Task details :: Reproduce, word for word, only the lines from the one containing "Write the Plotly code for this chart." through the one containing "import plotly.graph_objects as go", both included.

(Excerpt from a dataset)
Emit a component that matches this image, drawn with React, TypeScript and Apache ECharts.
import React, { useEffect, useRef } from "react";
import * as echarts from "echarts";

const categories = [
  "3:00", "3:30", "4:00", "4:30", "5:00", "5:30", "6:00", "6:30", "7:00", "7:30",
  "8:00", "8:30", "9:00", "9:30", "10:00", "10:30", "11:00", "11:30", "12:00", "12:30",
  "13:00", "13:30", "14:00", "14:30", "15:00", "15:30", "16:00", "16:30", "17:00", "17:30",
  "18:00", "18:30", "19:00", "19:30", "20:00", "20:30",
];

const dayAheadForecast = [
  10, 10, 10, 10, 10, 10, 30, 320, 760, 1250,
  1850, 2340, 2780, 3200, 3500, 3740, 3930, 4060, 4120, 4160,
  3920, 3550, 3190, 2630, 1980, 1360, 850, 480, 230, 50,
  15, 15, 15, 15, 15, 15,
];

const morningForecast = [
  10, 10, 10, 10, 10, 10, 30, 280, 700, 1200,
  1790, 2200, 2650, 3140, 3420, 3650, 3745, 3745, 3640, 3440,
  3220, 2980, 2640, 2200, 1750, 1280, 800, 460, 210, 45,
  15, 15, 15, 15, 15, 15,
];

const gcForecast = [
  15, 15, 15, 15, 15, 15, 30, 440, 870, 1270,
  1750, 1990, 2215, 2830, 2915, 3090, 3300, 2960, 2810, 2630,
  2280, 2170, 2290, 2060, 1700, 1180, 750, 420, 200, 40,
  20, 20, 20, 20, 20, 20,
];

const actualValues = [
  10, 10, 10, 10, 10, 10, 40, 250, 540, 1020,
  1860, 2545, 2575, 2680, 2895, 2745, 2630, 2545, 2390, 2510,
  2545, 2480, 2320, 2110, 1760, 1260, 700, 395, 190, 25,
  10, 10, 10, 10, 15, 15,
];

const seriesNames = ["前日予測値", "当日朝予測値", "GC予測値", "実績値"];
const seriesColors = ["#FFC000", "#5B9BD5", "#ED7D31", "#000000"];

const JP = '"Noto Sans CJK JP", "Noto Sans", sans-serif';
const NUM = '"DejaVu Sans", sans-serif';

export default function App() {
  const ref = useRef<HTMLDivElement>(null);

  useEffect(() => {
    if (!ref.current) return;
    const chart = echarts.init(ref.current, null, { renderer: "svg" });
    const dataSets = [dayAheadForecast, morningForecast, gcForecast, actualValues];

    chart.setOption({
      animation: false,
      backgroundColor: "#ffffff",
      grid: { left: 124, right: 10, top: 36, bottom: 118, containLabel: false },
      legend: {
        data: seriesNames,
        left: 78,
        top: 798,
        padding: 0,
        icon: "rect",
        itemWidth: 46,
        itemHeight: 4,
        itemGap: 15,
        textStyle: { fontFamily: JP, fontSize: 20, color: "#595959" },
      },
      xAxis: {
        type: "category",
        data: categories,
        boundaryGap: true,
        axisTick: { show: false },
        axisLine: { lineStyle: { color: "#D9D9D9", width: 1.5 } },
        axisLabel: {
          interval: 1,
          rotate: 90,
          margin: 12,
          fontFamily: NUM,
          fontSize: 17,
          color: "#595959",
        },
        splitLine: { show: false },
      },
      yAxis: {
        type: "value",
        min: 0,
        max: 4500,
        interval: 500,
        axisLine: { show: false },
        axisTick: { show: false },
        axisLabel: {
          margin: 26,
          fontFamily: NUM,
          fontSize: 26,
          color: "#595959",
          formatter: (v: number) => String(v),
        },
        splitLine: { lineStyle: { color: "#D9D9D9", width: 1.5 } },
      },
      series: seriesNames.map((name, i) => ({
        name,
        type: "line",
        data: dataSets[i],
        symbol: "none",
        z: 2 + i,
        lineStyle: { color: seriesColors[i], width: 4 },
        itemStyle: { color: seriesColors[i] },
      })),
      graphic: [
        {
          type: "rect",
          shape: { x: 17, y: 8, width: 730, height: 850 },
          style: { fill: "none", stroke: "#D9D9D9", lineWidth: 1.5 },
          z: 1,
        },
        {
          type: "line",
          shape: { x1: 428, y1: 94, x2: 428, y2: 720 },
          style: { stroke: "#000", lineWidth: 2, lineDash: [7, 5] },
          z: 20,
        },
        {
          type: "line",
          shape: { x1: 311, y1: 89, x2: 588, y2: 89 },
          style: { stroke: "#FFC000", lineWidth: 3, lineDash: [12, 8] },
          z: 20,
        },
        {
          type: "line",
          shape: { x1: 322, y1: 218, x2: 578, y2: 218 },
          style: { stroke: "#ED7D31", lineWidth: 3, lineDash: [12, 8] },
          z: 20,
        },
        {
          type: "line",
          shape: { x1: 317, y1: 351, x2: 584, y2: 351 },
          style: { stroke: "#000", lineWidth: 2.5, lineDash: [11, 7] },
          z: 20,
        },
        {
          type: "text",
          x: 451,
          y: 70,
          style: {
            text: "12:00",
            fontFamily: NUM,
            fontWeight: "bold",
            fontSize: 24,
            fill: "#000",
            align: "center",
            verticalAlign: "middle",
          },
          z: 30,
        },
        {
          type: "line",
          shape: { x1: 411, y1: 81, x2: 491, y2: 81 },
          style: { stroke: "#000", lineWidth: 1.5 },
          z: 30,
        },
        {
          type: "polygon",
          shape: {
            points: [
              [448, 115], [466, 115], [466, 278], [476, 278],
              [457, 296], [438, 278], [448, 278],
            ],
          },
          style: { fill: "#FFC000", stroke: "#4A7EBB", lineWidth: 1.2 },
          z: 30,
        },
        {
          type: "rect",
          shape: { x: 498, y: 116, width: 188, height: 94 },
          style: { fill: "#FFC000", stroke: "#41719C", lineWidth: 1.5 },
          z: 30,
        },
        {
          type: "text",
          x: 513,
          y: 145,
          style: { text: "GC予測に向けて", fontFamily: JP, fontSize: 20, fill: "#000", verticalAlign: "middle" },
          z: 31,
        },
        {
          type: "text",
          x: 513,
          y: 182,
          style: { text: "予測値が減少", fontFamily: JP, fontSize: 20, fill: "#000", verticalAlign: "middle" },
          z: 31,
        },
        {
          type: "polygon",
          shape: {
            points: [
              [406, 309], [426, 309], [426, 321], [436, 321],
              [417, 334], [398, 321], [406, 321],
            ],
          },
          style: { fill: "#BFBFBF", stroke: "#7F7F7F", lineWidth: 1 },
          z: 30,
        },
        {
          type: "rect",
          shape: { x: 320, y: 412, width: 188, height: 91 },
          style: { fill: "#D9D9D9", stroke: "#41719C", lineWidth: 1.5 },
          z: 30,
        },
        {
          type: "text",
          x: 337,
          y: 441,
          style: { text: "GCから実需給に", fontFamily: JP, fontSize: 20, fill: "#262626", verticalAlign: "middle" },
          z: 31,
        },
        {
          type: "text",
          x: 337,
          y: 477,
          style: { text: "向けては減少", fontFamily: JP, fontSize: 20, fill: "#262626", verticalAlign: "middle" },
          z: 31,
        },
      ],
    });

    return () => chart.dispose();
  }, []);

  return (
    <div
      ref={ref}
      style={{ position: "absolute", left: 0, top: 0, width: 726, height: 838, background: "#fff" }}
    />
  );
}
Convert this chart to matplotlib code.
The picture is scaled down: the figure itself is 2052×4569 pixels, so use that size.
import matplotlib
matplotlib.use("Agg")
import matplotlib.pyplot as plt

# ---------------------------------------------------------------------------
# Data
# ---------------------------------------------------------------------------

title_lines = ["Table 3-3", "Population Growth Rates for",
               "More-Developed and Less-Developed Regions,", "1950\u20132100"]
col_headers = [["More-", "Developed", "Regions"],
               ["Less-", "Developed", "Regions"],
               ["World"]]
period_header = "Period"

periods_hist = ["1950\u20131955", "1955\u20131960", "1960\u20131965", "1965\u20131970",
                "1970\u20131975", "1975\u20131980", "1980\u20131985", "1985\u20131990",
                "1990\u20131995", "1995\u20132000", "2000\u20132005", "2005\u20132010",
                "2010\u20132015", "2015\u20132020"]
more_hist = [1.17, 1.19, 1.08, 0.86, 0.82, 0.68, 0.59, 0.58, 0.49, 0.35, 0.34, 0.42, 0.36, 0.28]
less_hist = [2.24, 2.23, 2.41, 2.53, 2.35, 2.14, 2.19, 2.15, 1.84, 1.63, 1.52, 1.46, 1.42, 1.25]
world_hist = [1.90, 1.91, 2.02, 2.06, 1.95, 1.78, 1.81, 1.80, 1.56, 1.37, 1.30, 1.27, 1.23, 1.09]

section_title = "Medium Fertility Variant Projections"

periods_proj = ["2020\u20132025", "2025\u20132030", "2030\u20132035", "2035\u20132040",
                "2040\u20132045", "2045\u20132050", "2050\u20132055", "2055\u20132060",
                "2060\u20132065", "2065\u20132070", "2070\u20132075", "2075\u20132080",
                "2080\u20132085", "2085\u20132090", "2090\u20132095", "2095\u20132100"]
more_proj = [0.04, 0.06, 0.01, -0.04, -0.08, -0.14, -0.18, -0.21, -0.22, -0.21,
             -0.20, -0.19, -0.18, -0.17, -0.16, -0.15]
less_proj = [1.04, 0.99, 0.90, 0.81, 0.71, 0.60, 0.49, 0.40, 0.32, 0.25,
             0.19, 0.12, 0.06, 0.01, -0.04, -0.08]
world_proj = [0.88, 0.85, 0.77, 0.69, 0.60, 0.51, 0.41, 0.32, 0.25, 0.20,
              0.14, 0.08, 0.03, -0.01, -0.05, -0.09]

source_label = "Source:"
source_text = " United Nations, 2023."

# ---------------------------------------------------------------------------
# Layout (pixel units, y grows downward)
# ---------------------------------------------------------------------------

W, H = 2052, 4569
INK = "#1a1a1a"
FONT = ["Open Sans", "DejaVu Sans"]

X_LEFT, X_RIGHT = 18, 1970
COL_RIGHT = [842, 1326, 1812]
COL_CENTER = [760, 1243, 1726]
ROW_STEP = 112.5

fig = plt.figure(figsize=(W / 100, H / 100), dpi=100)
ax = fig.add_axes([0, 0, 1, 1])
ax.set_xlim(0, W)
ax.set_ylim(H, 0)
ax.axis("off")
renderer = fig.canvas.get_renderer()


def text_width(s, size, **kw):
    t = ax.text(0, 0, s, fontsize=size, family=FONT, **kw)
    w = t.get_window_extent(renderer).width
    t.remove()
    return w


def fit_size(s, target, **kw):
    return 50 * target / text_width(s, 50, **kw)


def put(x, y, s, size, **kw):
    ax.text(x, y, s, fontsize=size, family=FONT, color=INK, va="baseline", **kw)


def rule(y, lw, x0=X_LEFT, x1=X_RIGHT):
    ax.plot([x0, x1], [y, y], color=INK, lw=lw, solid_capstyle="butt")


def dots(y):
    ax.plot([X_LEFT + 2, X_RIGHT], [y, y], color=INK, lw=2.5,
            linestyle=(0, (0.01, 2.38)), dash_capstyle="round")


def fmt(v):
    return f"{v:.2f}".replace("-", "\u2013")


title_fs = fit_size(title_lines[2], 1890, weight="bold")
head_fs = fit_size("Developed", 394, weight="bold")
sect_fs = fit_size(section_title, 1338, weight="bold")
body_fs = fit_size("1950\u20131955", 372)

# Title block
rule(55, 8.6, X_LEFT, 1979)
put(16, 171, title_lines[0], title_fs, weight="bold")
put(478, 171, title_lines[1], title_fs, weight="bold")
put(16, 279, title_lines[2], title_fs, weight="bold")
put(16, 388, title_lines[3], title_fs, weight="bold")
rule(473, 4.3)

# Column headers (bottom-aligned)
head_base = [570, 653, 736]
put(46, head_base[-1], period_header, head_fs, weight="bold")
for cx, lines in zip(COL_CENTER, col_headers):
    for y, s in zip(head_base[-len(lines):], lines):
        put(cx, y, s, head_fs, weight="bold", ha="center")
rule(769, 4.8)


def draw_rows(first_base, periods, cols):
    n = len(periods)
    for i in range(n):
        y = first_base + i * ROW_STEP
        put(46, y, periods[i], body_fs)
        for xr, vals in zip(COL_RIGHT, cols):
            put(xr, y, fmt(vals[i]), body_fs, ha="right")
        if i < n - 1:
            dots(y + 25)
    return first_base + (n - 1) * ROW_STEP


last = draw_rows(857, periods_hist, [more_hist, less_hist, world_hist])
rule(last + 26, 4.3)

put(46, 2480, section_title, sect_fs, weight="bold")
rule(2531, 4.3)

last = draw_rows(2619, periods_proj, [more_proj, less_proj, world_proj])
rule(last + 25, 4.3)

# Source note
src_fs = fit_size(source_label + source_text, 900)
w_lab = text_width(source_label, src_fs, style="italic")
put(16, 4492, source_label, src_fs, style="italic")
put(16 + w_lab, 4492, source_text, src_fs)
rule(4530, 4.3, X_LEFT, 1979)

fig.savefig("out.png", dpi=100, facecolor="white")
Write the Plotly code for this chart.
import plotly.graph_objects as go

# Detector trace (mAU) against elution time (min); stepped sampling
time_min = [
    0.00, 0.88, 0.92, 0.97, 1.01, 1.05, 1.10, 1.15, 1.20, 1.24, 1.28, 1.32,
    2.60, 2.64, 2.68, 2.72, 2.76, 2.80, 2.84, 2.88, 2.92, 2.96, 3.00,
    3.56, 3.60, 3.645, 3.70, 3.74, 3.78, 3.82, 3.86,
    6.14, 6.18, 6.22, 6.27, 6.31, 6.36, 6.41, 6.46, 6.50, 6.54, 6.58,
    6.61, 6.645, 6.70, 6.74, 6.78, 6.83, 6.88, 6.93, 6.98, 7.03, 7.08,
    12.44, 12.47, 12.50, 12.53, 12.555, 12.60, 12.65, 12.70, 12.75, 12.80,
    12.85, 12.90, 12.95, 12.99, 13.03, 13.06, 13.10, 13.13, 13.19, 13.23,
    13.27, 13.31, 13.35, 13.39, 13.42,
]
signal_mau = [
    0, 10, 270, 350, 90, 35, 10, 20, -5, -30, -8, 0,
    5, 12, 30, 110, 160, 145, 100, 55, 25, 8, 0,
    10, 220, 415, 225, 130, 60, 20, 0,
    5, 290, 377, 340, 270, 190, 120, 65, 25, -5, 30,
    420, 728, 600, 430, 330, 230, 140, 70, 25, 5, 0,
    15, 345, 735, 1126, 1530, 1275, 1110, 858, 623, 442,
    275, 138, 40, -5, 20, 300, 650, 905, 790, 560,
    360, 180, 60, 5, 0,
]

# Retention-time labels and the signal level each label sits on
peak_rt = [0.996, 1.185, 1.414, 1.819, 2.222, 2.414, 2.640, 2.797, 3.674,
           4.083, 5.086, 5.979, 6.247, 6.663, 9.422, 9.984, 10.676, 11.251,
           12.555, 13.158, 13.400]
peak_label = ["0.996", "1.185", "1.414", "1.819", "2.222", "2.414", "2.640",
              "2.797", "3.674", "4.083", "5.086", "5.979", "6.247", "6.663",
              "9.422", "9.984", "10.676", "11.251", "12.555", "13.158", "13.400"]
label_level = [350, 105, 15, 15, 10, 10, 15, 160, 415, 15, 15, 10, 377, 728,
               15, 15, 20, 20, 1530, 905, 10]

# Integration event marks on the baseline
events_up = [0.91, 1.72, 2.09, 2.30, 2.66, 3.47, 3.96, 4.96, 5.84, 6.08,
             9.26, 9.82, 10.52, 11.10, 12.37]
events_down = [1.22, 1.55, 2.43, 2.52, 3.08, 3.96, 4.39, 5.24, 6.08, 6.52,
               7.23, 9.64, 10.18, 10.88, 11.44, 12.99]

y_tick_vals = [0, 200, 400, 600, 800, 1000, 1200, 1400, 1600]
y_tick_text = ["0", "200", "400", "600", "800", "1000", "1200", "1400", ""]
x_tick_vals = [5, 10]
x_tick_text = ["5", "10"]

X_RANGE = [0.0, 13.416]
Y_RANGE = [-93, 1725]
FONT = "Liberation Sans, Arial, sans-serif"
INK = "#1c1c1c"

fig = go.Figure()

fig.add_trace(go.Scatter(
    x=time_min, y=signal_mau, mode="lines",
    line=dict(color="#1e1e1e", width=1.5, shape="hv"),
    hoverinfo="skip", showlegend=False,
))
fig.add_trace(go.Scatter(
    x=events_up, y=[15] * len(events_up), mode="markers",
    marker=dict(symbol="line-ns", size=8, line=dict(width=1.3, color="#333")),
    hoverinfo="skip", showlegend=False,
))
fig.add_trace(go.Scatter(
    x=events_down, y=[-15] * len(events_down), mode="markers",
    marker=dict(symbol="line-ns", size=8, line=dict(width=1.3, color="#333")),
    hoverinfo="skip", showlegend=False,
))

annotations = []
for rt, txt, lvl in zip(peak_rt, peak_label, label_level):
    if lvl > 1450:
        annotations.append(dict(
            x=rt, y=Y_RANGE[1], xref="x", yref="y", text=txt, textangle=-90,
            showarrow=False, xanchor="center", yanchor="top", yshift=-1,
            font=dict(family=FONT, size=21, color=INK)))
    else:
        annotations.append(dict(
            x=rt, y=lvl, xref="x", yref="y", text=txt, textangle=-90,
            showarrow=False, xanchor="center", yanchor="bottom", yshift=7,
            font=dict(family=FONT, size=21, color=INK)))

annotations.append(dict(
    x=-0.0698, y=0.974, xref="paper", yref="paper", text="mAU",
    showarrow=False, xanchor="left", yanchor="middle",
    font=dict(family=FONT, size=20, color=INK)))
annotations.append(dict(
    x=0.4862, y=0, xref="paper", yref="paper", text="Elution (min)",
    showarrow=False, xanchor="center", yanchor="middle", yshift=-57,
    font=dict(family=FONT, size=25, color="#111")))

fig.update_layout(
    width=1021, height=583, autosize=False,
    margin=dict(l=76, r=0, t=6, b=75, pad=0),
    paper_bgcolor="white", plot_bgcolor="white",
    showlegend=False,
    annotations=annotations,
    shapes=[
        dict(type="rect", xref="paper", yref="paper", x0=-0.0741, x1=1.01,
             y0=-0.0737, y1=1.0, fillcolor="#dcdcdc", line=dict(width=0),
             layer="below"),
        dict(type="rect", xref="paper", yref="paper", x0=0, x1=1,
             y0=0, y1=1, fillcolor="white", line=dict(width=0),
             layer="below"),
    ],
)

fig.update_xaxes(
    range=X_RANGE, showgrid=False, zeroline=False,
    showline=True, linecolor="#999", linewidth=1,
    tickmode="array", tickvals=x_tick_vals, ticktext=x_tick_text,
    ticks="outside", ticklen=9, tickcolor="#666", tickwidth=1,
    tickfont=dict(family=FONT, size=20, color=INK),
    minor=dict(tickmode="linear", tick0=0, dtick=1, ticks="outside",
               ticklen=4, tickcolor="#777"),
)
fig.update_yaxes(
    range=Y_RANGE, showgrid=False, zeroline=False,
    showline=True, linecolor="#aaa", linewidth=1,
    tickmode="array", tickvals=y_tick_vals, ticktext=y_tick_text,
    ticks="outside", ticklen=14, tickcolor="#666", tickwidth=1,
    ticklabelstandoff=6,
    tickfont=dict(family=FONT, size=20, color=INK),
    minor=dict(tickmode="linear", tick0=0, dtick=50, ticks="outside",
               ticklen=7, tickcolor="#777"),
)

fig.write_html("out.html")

Completed exercise ::
Write the Plotly code for this chart.
import plotly.graph_objects as go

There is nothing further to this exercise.